— start of SUPPLIED INFORMATION —

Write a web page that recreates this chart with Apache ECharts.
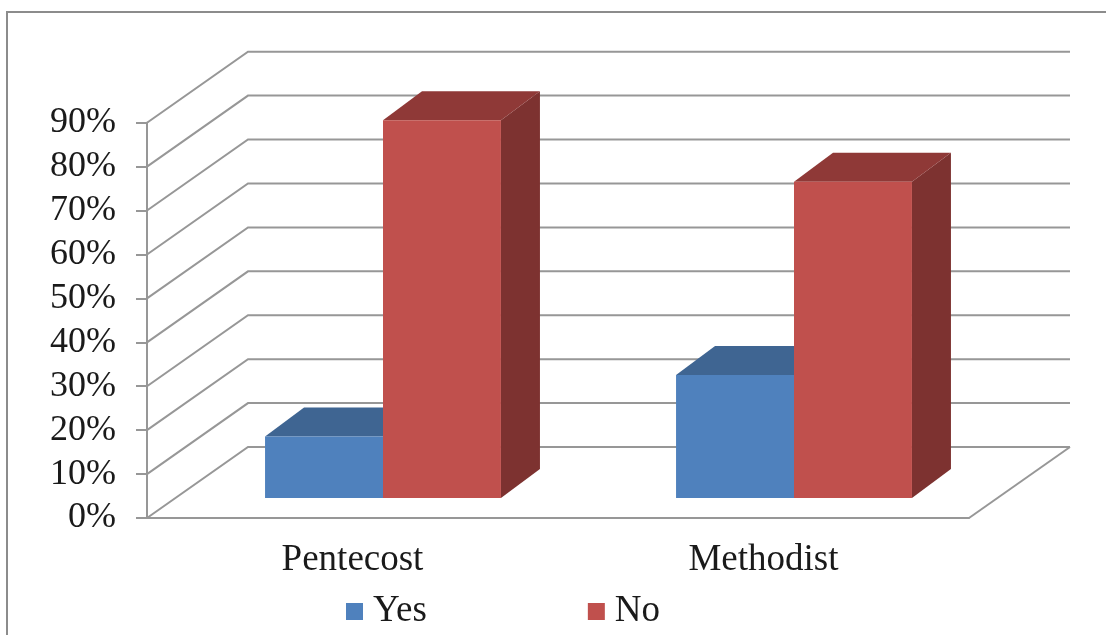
<!DOCTYPE html>
<html>
<head>
<meta charset="utf-8">
<style>html,body{margin:0;padding:0;background:#fff}#chart{width:1106px;height:635px}</style>
<script src="https://cdn.jsdelivr.net/npm/echarts@6/dist/echarts.min.js"></script>
</head>
<body>
<div id="chart"></div>
<script>
const categories = ['Pentecost', 'Methodist'];
const yesValues = [14, 28];
const noValues = [86, 72];
const tickValues = [0, 10, 20, 30, 40, 50, 60, 70, 80, 90];

const SERIF = '"Liberation Serif", serif';
const LINE = '#979797';
const WALL_DX = 101, WALL_DY = 71;      // offset of the back wall from the front plane
const BAR_SHIFT_X = 30.5, BAR_SHIFT_Y = 20; // where the bars stand on the floor
const BAR_DX = 39, BAR_DY = 29;         // depth of a bar
const BAR_SHARE = 0.287;                // bar width as a share of the category band

// Gridlines: one step across the side wall, then along the back wall.
function renderWall(params, api) {
  const cs = params.coordSys;
  const v = api.value(1);
  const y = api.coord([0, v])[1];
  const x0 = cs.x, x1 = cs.x + cs.width;
  const style = { stroke: LINE, lineWidth: 2, fill: null };
  const children = [{
    type: 'polyline',
    shape: { points: [[x0, y], [x0 + WALL_DX, y - WALL_DY], [x1 + WALL_DX, y - WALL_DY]] },
    style
  }];
  if (v === 0) {
    children.push({
      type: 'line',
      shape: { x1: x1, y1: y, x2: x1 + WALL_DX, y2: y - WALL_DY },
      style
    });
  }
  return { type: 'group', children };
}

// A box with front, top and right faces, placed side by side within the band.
function boxRenderer(slot, front, top, side) {
  return function (params, api) {
    const idx = api.value(0);
    const base = api.coord([idx, 0]);
    const tip = api.coord([idx, api.value(1)]);
    const w = api.size([1, 0])[0] * BAR_SHARE;
    const l = base[0] + BAR_SHIFT_X + slot * w;
    const r = l + w;
    const b = base[1] - BAR_SHIFT_Y;
    const t = tip[1] - BAR_SHIFT_Y;
    return {
      type: 'group',
      children: [
        { type: 'polygon', shape: { points: [[r, b], [r + BAR_DX, b - BAR_DY], [r + BAR_DX, t - BAR_DY], [r, t]] }, style: { fill: side } },
        { type: 'polygon', shape: { points: [[l, t], [l + BAR_DX, t - BAR_DY], [r + BAR_DX, t - BAR_DY], [r, t]] }, style: { fill: top } },
        { type: 'rect', shape: { x: l, y: t, width: w, height: b - t }, style: { fill: front } }
      ]
    };
  };
}

const toPairs = values => values.map((v, i) => [i, v]);

const chart = echarts.init(document.getElementById('chart'), null, { renderer: 'canvas' });
chart.setOption({
  animation: false,
  backgroundColor: '#ffffff',
  grid: { left: 147, top: 122.7, width: 822, height: 395.3 },
  graphic: [{
    type: 'polyline',
    silent: true,
    shape: { points: [[7, 635], [7, 12], [1106, 12]] },
    style: { stroke: '#8c8c8c', lineWidth: 2, fill: null }
  }],
  legend: {
    data: ['Yes', 'No'],
    left: 341,
    top: 588,
    icon: 'rect',
    itemWidth: 17,
    itemHeight: 17,
    itemGap: 161,
    selectedMode: false,
    textStyle: { fontFamily: SERIF, fontSize: 37, color: '#1a1a1a', padding: [0, 0, 0, 5] }
  },
  xAxis: {
    type: 'category',
    data: categories,
    axisTick: { show: false },
    axisLine: { lineStyle: { color: LINE, width: 2 } },
    axisLabel: { fontFamily: SERIF, fontSize: 37, color: '#1a1a1a', margin: 24 }
  },
  yAxis: {
    type: 'value',
    min: 0,
    max: 90,
    interval: 10,
    splitLine: { show: false },
    axisLine: { show: true, lineStyle: { color: LINE, width: 2 } },
    axisTick: { show: true, length: 11, lineStyle: { color: LINE, width: 2 } },
    axisLabel: { fontFamily: SERIF, fontSize: 36, color: '#1a1a1a', margin: 31, padding: [4, 0, 0, 0], formatter: '{value}%' }
  },
  series: [
    {
      type: 'custom',
      name: 'walls',
      silent: true,
      renderItem: renderWall,
      encode: { x: 0, y: 1 },
      data: tickValues.map(v => [0, v]),
      z: 1
    },
    {
      type: 'custom',
      name: 'Yes',
      renderItem: boxRenderer(-1, '#4f81bd', '#3f6592', '#335478'),
      encode: { x: 0, y: 1 },
      itemStyle: { color: '#4f81bd' },
      data: toPairs(yesValues),
      z: 2
    },
    {
      type: 'custom',
      name: 'No',
      renderItem: boxRenderer(0, '#c0504d', '#8f3937', '#7d3230'),
      encode: { x: 0, y: 1 },
      itemStyle: { color: '#c0504d' },
      data: toPairs(noValues),
      z: 3
    }
  ]
});
</script>
</body>
</html>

— end of SUPPLIED INFORMATION —

▶ **TASK DESCRIPTION**
Quote the preceding listing precisely and completely, omitting its images.

▶ **OUTPUT OF THE EXERCISE**
Write a web page that recreates this chart with Apache ECharts.
<!DOCTYPE html>
<html>
<head>
<meta charset="utf-8">
<style>html,body{margin:0;padding:0;background:#fff}#chart{width:1106px;height:635px}</style>
<script src="https://cdn.jsdelivr.net/npm/echarts@6/dist/echarts.min.js"></script>
</head>
<body>
<div id="chart"></div>
<script>
const categories = ['Pentecost', 'Methodist'];
const yesValues = [14, 28];
const noValues = [86, 72];
const tickValues = [0, 10, 20, 30, 40, 50, 60, 70, 80, 90];

const SERIF = '"Liberation Serif", serif';
const LINE = '#979797';
const WALL_DX = 101, WALL_DY = 71;      // offset of the back wall from the front plane
const BAR_SHIFT_X = 30.5, BAR_SHIFT_Y = 20; // where the bars stand on the floor
const BAR_DX = 39, BAR_DY = 29;         // depth of a bar
const BAR_SHARE = 0.287;                // bar width as a share of the category band

// Gridlines: one step across the side wall, then along the back wall.
function renderWall(params, api) {
  const cs = params.coordSys;
  const v = api.value(1);
  const y = api.coord([0, v])[1];
  const x0 = cs.x, x1 = cs.x + cs.width;
  const style = { stroke: LINE, lineWidth: 2, fill: null };
  const children = [{
    type: 'polyline',
    shape: { points: [[x0, y], [x0 + WALL_DX, y - WALL_DY], [x1 + WALL_DX, y - WALL_DY]] },
    style
  }];
  if (v === 0) {
    children.push({
      type: 'line',
      shape: { x1: x1, y1: y, x2: x1 + WALL_DX, y2: y - WALL_DY },
      style
    });
  }
  return { type: 'group', children };
}

// A box with front, top and right faces, placed side by side within the band.
function boxRenderer(slot, front, top, side) {
  return function (params, api) {
    const idx = api.value(0);
    const base = api.coord([idx, 0]);
    const tip = api.coord([idx, api.value(1)]);
    const w = api.size([1, 0])[0] * BAR_SHARE;
    const l = base[0] + BAR_SHIFT_X + slot * w;
    const r = l + w;
    const b = base[1] - BAR_SHIFT_Y;
    const t = tip[1] - BAR_SHIFT_Y;
    return {
      type: 'group',
      children: [
        { type: 'polygon', shape: { points: [[r, b], [r + BAR_DX, b - BAR_DY], [r + BAR_DX, t - BAR_DY], [r, t]] }, style: { fill: side } },
        { type: 'polygon', shape: { points: [[l, t], [l + BAR_DX, t - BAR_DY], [r + BAR_DX, t - BAR_DY], [r, t]] }, style: { fill: top } },
        { type: 'rect', shape: { x: l, y: t, width: w, height: b - t }, style: { fill: front } }
      ]
    };
  };
}

const toPairs = values => values.map((v, i) => [i, v]);

const chart = echarts.init(document.getElementById('chart'), null, { renderer: 'canvas' });
chart.setOption({
  animation: false,
  backgroundColor: '#ffffff',
  grid: { left: 147, top: 122.7, width: 822, height: 395.3 },
  graphic: [{
    type: 'polyline',
    silent: true,
    shape: { points: [[7, 635], [7, 12], [1106, 12]] },
    style: { stroke: '#8c8c8c', lineWidth: 2, fill: null }
  }],
  legend: {
    data: ['Yes', 'No'],
    left: 341,
    top: 588,
    icon: 'rect',
    itemWidth: 17,
    itemHeight: 17,
    itemGap: 161,
    selectedMode: false,
    textStyle: { fontFamily: SERIF, fontSize: 37, color: '#1a1a1a', padding: [0, 0, 0, 5] }
  },
  xAxis: {
    type: 'category',
    data: categories,
    axisTick: { show: false },
    axisLine: { lineStyle: { color: LINE, width: 2 } },
    axisLabel: { fontFamily: SERIF, fontSize: 37, color: '#1a1a1a', margin: 24 }
  },
  yAxis: {
    type: 'value',
    min: 0,
    max: 90,
    interval: 10,
    splitLine: { show: false },
    axisLine: { show: true, lineStyle: { color: LINE, width: 2 } },
    axisTick: { show: true, length: 11, lineStyle: { color: LINE, width: 2 } },
    axisLabel: { fontFamily: SERIF, fontSize: 36, color: '#1a1a1a', margin: 31, padding: [4, 0, 0, 0], formatter: '{value}%' }
  },
  series: [
    {
      type: 'custom',
      name: 'walls',
      silent: true,
      renderItem: renderWall,
      encode: { x: 0, y: 1 },
      data: tickValues.map(v => [0, v]),
      z: 1
    },
    {
      type: 'custom',
      name: 'Yes',
      renderItem: boxRenderer(-1, '#4f81bd', '#3f6592', '#335478'),
      encode: { x: 0, y: 1 },
      itemStyle: { color: '#4f81bd' },
      data: toPairs(yesValues),
      z: 2
    },
    {
      type: 'custom',
      name: 'No',
      renderItem: boxRenderer(0, '#c0504d', '#8f3937', '#7d3230'),
      encode: { x: 0, y: 1 },
      itemStyle: { color: '#c0504d' },
      data: toPairs(noValues),
      z: 3
    }
  ]
});
</script>
</body>
</html>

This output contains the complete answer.